This chart shows XPL/USDT perpetual futures on Binance, using the 3-day timeframe, so each candle represents three days of trading. What we’re looking at here is a market that has gone through a major sell-off and is now trying to stabilize near the bottom.
At the start of the chart, price was trading much higher. There’s a strong upward candle early on, but it’s quickly followed by heavy selling. That kind of move usually means early buyers or large holders used the strength to sell into the market. Buyers couldn’t keep control, and the price started falling fast.

From there, the trend is clearly downward. Every bounce fails to reach the previous high, and each drop pushes price lower than before. This is classic bearish behavior. Sellers stay in control, and buyers only manage weak, short-lived reactions. Over time, the big red candles turn into smaller ones, which tells us something important: the panic selling is mostly over, but the market still doesn’t have real demand.
As price continues lower, the decline becomes slower and more gradual. This usually happens when most of the people who wanted to sell have already done so. Even though selling pressure is weaker, buyers are still not confident enough to step in aggressively. That’s why the market keeps drifting down instead of reversing sharply.
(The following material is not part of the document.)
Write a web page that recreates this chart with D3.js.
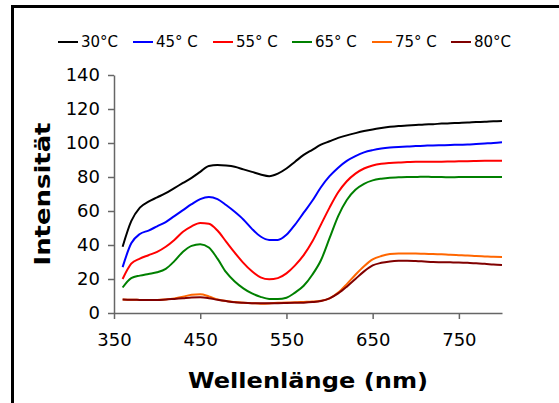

Eventually, price reaches the 0.11–0.12 area, which starts acting like a short-term support zone. We see a small bounce from there, but it’s not strong. The recovery lacks momentum and volume, which suggests it’s mainly driven by short covering or speculative buys, not by long-term investors. Because of that, price fails to break any important resistance and rolls over again.
On the right side of the chart, price is moving sideways around 0.128. Volatility is low, and candles are small. This tells us the market is in a waiting phase. Buyers and sellers are mostly balanced for now, and neither side is willing to push hard. This kind of price action usually appears after a long downtrend, when the market is deciding whether to continue lower or start building a base.
Even though trading volume is still present, it doesn’t automatically mean the market is bullish. High activity near the bottom often comes from short-term traders and speculation, not strong conviction buying.
Overall, this chart represents a market that has already lost most of its value and is no longer in free fall. However, it has not confirmed a reversal yet. The trend is still bearish, but the pressure has eased. What we’re seeing now is stabilization, not recovery.
In simple terms: XPL has been heavily sold, the damage is already done, and the market is trying to catch its breath. Until price starts making higher highs and holding them, this remains a weak market moving sideways at the bottom rather than the beginning of a new uptrend.